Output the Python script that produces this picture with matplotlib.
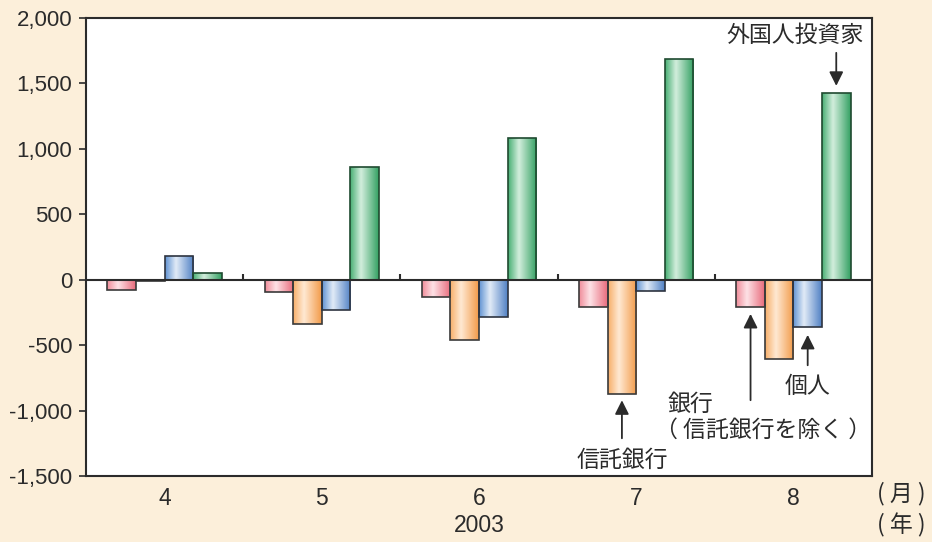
import numpy as np
import matplotlib.pyplot as plt
import matplotlib.transforms as mtransforms
from matplotlib.colors import LinearSegmentedColormap

# 投資部門別の売買差額（億円）
months = ['4', '5', '6', '7', '8']
year_label = '2003'
banks = [-75, -95, -130, -205, -210]          # 銀行（信託銀行を除く）
trust_banks = [-12, -335, -460, -875, -605]   # 信託銀行
individuals = [180, -235, -285, -85, -365]    # 個人
foreigners = [50, 865, 1085, 1690, 1425]      # 外国人投資家
yticks = [-1500, -1000, -500, 0, 500, 1000, 1500, 2000]

BG = '#FCEFDA'
INK = '#2b2b2b'
JP = ['Noto Sans CJK JP', 'DejaVu Sans']
JP_SIZE = 16.5

plt.rcParams['font.family'] = ['Liberation Sans', 'Noto Sans CJK JP']

# (edge-side, highlight, far-side) colours for the cylinder shading
shades = [
    ('#F08C99', '#FDE2E6', '#E86A7B'),
    ('#F7AE68', '#FFE9D3', '#F29A48'),
    ('#5F92D2', '#E2EBF7', '#4F80C4'),
    ('#46AE72', '#D3EEDD', '#33A062'),
]
edges = ['#3a3a3a', '#3a3a3a', '#2e3440', '#1f4a30']


def shade_bars(ax, bars, c0, c1, c2):
    cmap = LinearSegmentedColormap.from_list('shade', [(0, c0), (0.38, c1), (1, c2)])
    grad = np.linspace(0, 1, 256).reshape(1, -1)
    for b in bars:
        x0, y0 = b.get_x(), b.get_y()
        w, h = b.get_width(), b.get_height()
        im = ax.imshow(grad, cmap=cmap, aspect='auto', interpolation='bicubic',
                       extent=(x0, x0 + w, y0, y0 + h), zorder=1.9)
        im.set_clip_path(b)
        b.set_facecolor('none')


fig = plt.figure(figsize=(9.32, 5.42), dpi=100, facecolor=BG)
ax = fig.add_axes([86 / 932, 66 / 542, 786 / 932, 458 / 542])
ax.set_facecolor('white')

x = np.arange(len(months))
w = 0.727 / 4
series = [banks, trust_banks, individuals, foreigners]
for i, vals in enumerate(series):
    bars = ax.bar(x + (i - 1.5) * w, vals, w, edgecolor=edges[i], linewidth=1.2, zorder=2)
    shade_bars(ax, bars, *shades[i])

ax.axhline(0, color=INK, lw=1.5, zorder=3)
ax.vlines(x[:-1] + 0.5, 0, 45, color=INK, lw=1.5, zorder=3)

ax.set_xlim(-0.5, len(months) - 0.5)
ax.set_ylim(-1500, 2000)
ax.set_yticks(yticks)
ax.set_yticklabels([f'{v:,}' for v in yticks])
ax.tick_params(axis='y', direction='out', length=5, width=1.2, color=INK,
               labelsize=16, labelcolor=INK, pad=5)
ax.set_xticks(x)
ax.set_xticklabels(months)
ax.tick_params(axis='x', length=0, labelsize=16.5, labelcolor=INK, pad=8)
for s in ax.spines.values():
    s.set_color(INK)
    s.set_linewidth(1.5)

# 年・単位の表記
trans = mtransforms.blended_transform_factory(ax.transData, fig.transFigure)
ax.text(2, 1 - 526 / 542, year_label, transform=trans, ha='center', va='center',
        fontsize=16.5, color=INK)
fig.text(901 / 932, 1 - 494 / 542, '( 月 )', family=JP, ha='center', va='center',
         fontsize=JP_SIZE, color=INK)
fig.text(901 / 932, 1 - 525 / 542, '( 年 )', family=JP, ha='center', va='center',
         fontsize=JP_SIZE, color=INK)

# 系列ラベルと矢印
arrow = dict(arrowstyle='-|>', color=INK, lw=1.3, mutation_scale=21)
x_bank = x[4] - 1.5 * w
x_trust = x[3] - 0.5 * w
x_indiv = x[4] + 0.5 * w
x_foreign = x[4] + 1.5 * w

ax.annotate('', xy=(x_trust, trust_banks[3] - 25), xytext=(x_trust, -1233),
            arrowprops=arrow)
ax.text(x_trust, -1379, '信託銀行', family=JP, ha='center', va='center',
        fontsize=JP_SIZE, color=INK)

ax.annotate('', xy=(x_bank, banks[4] - 30), xytext=(x_bank, -942), arrowprops=arrow)
ax.text(3.2, -950, '銀行', family=JP, ha='left', va='center', fontsize=JP_SIZE,
        color=INK)
ax.text(3.12, -1149, '（ 信託銀行を除く ）', family=JP, ha='left', va='center',
        fontsize=JP_SIZE, color=INK)

ax.annotate('', xy=(x_indiv, individuals[4] - 35), xytext=(x_indiv, -675),
            arrowprops=arrow)
ax.text(x_indiv, -812, '個人', family=JP, ha='center', va='center', fontsize=JP_SIZE,
        color=INK)

ax.annotate('', xy=(x_foreign, foreigners[4] + 35), xytext=(x_foreign, 1755),
            arrowprops=arrow)
ax.text(4.01, 1870, '外国人投資家', family=JP, ha='center', va='center',
        fontsize=JP_SIZE, color=INK)

fig.savefig('out.png', dpi=100, facecolor=BG)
● ● ● ●
Every line from the start of the listing above through the line with "from matplotlib.colors import" should be repeated exactly; skip the pictures and add nothing else.

Output the Python script that produces this picture with matplotlib.
import numpy as np
import matplotlib.pyplot as plt
import matplotlib.transforms as mtransforms
from matplotlib.colors import LinearSegmentedColormap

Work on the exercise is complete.